» PROBLEM REQUIREMENTS
How many of the lines that follow contain the word "with"? Give only the number.
────
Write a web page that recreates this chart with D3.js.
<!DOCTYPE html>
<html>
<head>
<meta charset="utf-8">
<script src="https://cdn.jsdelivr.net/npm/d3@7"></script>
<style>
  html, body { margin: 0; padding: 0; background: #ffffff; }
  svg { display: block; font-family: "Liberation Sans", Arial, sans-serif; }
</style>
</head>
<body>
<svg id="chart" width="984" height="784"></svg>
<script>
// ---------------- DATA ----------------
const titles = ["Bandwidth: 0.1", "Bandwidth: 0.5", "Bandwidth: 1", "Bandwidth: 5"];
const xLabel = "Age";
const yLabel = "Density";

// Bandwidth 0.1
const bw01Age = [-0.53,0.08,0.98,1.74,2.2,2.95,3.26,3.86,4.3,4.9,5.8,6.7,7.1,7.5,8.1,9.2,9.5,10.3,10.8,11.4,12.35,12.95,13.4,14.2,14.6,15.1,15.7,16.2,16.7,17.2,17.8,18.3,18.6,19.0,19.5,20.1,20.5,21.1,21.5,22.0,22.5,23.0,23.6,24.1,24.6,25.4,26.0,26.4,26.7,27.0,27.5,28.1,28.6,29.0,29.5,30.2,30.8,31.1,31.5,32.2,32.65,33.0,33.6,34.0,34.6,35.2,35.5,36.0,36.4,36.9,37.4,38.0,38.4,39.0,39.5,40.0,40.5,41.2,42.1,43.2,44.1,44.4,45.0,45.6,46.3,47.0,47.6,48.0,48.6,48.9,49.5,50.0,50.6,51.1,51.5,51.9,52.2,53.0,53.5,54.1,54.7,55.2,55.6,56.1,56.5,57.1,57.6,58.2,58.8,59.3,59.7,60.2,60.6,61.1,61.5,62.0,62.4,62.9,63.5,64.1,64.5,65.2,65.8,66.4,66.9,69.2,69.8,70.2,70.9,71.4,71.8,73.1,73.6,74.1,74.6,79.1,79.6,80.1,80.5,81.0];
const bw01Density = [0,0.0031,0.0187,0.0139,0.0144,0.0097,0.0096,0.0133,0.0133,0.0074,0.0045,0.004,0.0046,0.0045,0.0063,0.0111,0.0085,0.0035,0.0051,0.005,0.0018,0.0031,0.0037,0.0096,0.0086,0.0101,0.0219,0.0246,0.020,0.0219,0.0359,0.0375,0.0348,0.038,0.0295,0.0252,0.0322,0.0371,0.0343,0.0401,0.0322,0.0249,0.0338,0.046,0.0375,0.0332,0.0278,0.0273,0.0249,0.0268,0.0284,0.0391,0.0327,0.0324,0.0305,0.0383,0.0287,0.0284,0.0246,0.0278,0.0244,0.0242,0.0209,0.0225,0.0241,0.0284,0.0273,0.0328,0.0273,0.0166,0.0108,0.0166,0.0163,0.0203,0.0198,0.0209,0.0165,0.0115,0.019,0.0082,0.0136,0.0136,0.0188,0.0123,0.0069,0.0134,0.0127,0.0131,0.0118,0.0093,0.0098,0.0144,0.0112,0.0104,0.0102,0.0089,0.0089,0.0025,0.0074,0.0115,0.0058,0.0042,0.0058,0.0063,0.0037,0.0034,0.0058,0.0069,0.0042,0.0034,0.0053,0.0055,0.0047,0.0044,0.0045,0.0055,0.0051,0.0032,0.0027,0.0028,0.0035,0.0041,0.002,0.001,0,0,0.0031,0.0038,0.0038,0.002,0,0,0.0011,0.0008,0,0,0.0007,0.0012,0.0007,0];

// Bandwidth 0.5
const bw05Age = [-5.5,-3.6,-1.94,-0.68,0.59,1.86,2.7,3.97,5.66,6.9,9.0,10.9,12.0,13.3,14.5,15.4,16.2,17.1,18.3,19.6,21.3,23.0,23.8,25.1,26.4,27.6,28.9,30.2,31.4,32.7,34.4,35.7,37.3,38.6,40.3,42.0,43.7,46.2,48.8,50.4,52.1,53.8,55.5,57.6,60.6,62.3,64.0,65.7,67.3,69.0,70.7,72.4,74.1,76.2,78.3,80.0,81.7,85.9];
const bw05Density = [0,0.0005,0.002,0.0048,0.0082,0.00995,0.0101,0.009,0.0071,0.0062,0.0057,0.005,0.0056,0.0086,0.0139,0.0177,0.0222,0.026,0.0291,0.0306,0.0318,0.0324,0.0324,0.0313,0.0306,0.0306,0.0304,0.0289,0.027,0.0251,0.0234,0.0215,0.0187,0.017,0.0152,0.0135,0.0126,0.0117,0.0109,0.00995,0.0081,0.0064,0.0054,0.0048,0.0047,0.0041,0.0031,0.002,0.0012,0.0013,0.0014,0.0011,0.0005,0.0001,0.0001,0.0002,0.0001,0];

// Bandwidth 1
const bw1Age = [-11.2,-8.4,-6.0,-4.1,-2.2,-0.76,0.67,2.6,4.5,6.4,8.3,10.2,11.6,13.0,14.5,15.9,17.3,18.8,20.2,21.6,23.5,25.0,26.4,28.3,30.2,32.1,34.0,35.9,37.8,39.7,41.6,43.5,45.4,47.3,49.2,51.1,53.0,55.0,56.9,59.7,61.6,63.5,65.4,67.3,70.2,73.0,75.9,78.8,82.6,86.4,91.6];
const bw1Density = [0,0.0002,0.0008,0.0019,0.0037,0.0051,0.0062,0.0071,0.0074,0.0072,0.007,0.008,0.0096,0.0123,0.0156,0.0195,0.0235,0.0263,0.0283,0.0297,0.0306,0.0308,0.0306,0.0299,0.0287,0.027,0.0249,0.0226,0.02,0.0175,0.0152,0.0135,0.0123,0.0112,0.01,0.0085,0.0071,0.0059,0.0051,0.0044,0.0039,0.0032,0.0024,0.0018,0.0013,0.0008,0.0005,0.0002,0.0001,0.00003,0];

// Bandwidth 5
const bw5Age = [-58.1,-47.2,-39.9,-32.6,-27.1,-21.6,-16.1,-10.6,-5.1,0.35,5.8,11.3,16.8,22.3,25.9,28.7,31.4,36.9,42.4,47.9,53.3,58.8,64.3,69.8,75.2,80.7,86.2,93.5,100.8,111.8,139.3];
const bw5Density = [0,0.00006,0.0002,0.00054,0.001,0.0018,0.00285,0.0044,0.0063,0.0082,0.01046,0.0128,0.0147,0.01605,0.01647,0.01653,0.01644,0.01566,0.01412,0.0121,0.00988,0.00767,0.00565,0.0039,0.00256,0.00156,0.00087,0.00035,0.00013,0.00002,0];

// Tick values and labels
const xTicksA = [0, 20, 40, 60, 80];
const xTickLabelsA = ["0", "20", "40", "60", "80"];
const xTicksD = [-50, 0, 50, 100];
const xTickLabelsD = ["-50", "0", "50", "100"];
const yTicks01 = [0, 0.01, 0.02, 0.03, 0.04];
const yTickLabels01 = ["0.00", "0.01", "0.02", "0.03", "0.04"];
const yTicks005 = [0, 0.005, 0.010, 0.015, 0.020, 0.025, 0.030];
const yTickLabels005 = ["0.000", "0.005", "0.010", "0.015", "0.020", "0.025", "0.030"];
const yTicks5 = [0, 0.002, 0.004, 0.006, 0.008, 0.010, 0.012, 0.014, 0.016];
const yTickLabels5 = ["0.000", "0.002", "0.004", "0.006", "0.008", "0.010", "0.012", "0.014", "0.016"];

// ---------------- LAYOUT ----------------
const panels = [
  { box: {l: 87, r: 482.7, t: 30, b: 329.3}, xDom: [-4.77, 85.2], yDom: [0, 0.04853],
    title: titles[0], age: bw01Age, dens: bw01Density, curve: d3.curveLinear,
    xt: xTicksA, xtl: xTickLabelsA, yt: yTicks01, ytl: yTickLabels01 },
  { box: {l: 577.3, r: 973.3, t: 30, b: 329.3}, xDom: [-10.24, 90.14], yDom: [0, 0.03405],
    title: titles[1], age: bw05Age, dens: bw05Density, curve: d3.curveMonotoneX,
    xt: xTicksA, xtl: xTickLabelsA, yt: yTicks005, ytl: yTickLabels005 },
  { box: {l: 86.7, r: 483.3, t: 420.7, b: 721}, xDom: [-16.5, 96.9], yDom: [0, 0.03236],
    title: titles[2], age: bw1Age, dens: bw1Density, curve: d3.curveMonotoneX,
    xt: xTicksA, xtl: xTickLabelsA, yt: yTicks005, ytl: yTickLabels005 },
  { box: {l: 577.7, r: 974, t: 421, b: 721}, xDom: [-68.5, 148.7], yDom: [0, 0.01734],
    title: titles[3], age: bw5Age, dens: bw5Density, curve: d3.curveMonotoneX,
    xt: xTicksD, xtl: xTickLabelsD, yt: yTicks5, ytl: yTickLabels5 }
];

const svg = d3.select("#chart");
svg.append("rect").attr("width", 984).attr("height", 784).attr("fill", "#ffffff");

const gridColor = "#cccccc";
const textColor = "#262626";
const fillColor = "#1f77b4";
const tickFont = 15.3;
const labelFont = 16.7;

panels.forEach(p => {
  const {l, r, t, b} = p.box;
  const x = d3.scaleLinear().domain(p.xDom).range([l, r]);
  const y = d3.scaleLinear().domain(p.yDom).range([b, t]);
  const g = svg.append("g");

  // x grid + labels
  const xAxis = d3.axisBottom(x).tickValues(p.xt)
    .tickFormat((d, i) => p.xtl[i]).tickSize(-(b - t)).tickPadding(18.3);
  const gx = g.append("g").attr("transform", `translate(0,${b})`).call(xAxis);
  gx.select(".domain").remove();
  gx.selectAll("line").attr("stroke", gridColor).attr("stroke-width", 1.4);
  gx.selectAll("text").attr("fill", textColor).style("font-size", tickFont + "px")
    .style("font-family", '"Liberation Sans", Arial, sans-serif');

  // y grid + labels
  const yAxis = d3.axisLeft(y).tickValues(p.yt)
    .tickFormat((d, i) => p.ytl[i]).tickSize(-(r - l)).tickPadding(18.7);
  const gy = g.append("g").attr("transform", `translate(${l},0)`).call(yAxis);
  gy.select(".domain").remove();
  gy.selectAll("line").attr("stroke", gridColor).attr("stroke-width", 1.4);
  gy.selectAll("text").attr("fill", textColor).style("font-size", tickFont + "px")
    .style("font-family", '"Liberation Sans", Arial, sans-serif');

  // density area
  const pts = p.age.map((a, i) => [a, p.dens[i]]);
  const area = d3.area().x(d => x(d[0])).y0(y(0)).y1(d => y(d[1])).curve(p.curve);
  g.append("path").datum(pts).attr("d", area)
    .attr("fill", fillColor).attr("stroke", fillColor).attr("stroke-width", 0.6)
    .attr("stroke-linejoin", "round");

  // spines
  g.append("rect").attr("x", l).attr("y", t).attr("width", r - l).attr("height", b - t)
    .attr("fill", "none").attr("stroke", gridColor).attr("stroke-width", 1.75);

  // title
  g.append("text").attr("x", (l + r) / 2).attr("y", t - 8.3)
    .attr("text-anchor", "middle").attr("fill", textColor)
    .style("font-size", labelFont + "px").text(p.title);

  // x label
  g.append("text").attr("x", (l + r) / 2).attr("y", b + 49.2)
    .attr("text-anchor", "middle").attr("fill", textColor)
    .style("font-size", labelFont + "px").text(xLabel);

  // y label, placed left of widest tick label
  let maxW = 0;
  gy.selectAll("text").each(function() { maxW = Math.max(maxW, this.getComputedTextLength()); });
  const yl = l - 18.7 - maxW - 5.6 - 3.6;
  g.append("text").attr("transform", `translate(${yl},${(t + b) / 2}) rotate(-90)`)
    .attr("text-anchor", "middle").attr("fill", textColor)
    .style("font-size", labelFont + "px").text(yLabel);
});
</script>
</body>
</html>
────
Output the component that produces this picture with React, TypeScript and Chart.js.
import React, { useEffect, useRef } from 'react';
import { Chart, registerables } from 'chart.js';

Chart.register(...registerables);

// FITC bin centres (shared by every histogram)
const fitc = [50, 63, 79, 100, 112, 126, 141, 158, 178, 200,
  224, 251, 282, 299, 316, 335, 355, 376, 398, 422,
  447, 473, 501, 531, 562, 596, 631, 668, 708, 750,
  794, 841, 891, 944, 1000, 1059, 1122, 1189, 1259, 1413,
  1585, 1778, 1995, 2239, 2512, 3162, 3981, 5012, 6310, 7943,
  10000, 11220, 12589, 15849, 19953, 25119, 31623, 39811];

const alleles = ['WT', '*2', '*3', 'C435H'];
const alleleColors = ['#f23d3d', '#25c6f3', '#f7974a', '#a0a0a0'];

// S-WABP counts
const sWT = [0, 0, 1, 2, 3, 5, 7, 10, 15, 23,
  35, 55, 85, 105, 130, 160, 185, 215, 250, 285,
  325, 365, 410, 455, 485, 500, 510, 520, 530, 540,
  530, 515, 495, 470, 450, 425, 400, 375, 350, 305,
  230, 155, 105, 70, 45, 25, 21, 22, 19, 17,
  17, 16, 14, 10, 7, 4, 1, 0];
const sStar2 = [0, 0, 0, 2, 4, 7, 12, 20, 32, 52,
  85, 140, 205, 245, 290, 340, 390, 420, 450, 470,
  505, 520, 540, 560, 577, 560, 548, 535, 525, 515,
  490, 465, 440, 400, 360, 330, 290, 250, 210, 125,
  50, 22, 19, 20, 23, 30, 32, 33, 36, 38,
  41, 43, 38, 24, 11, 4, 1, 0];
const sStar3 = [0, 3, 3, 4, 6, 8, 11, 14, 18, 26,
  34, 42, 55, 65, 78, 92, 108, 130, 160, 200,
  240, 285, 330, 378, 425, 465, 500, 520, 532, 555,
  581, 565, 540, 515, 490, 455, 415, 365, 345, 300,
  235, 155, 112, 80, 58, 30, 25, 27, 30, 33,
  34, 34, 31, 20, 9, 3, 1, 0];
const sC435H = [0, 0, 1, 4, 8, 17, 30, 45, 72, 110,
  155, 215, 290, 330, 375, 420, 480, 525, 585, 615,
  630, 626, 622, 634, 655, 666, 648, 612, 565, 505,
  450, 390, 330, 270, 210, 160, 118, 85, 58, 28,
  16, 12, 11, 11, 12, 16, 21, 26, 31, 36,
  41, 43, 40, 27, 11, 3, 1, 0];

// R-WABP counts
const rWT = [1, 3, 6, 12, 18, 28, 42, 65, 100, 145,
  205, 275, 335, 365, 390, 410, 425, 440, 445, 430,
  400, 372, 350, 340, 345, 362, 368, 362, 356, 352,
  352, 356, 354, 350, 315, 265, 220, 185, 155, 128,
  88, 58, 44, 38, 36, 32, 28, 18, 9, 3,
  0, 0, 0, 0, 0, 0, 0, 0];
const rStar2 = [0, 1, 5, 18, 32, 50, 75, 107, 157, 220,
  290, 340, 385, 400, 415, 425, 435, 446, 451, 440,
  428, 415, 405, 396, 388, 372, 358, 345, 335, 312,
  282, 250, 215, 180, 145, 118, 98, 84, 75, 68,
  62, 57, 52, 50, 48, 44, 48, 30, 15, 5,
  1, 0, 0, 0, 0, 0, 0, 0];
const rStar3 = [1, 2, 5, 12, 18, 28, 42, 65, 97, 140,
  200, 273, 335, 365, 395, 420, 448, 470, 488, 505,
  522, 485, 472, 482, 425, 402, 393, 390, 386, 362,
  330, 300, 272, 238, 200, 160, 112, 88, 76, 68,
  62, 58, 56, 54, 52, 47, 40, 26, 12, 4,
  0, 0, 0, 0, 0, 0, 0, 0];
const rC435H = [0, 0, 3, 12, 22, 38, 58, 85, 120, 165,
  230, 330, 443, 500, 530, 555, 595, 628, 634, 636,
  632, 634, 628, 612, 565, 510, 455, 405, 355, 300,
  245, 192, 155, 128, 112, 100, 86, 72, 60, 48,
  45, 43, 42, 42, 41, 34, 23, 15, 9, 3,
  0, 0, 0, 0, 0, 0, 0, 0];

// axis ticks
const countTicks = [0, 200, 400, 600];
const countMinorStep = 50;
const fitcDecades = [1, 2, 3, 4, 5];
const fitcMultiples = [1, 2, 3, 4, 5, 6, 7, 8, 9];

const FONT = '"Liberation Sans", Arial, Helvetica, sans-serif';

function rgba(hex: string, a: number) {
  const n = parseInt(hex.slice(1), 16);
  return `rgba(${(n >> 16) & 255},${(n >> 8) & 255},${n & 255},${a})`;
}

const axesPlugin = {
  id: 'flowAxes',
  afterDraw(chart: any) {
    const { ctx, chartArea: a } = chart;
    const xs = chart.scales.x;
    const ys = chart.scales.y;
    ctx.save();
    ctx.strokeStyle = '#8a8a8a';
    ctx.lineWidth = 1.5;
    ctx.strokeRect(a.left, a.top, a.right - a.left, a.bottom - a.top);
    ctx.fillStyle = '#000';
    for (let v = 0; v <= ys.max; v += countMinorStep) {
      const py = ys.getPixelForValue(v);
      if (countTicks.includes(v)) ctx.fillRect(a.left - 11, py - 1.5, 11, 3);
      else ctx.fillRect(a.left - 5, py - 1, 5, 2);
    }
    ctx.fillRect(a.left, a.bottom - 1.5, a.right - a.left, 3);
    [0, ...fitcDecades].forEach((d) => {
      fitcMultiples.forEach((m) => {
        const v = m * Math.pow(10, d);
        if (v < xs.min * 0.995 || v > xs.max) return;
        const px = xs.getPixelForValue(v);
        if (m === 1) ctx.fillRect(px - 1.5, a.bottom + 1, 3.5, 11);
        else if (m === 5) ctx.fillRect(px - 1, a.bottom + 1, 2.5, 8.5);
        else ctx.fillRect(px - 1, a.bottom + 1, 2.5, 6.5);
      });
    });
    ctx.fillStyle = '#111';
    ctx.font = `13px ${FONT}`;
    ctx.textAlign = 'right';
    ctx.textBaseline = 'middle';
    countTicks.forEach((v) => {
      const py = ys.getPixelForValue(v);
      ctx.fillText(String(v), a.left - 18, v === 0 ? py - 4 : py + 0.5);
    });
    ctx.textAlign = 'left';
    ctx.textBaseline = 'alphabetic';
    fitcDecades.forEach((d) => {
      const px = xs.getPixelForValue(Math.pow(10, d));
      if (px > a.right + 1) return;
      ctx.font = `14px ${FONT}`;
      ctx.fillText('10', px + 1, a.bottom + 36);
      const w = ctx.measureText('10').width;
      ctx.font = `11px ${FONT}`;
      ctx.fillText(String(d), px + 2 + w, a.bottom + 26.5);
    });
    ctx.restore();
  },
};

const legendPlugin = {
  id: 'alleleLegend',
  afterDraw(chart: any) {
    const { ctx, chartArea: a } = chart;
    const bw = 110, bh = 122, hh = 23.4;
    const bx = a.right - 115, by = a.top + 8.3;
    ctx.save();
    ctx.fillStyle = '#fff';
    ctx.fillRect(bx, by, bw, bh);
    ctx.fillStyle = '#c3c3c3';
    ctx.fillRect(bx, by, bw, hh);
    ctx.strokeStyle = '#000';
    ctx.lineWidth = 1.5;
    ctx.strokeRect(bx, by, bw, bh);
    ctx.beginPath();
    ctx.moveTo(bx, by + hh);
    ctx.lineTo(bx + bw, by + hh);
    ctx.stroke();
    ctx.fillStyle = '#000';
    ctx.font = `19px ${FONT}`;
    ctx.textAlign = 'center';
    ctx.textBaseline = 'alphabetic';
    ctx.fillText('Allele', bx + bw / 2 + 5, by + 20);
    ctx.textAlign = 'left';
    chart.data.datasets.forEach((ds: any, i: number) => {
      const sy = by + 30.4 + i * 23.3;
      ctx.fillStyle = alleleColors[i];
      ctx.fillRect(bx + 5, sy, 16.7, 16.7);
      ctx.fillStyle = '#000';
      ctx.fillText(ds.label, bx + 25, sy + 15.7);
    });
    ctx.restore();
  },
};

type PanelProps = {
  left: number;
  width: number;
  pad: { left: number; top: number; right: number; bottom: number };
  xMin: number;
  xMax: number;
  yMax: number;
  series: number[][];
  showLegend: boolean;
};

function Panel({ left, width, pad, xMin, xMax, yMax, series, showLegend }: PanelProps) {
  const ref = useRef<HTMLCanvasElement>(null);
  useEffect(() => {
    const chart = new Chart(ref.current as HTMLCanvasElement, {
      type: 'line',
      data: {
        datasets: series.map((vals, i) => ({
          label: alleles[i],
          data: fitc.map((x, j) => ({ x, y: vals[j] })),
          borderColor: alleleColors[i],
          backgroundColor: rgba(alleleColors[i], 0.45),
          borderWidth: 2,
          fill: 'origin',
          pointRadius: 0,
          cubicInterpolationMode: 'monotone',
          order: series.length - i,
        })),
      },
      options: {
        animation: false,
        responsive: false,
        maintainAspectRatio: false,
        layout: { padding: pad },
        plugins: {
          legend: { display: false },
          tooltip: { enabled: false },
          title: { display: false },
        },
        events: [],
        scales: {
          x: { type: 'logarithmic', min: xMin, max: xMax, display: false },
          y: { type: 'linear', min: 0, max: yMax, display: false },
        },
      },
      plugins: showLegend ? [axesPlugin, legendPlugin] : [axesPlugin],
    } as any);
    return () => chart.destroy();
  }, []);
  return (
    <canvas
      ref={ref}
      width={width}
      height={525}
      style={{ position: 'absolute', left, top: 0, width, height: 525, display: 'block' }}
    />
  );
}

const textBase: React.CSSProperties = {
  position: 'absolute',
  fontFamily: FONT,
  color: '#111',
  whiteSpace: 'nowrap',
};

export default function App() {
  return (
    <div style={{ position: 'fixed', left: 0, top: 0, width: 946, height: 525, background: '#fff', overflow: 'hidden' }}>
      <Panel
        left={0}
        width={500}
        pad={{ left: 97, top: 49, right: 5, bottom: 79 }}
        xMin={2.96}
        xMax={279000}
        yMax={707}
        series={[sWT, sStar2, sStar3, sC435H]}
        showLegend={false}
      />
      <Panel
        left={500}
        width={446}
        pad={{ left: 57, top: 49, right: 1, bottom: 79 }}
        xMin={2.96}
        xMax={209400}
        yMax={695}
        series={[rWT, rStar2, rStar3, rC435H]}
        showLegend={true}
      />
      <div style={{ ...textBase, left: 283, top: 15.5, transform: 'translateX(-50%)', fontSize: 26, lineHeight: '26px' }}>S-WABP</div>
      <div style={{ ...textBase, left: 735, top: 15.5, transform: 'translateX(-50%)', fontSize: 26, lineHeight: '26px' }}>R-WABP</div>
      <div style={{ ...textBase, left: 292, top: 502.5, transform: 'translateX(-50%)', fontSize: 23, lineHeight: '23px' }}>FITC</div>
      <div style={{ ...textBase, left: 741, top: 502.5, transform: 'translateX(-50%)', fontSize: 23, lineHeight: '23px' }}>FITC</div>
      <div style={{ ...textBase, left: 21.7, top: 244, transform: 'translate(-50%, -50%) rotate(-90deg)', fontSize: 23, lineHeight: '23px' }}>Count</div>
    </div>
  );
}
────
» EXERCISE RESPONSE
2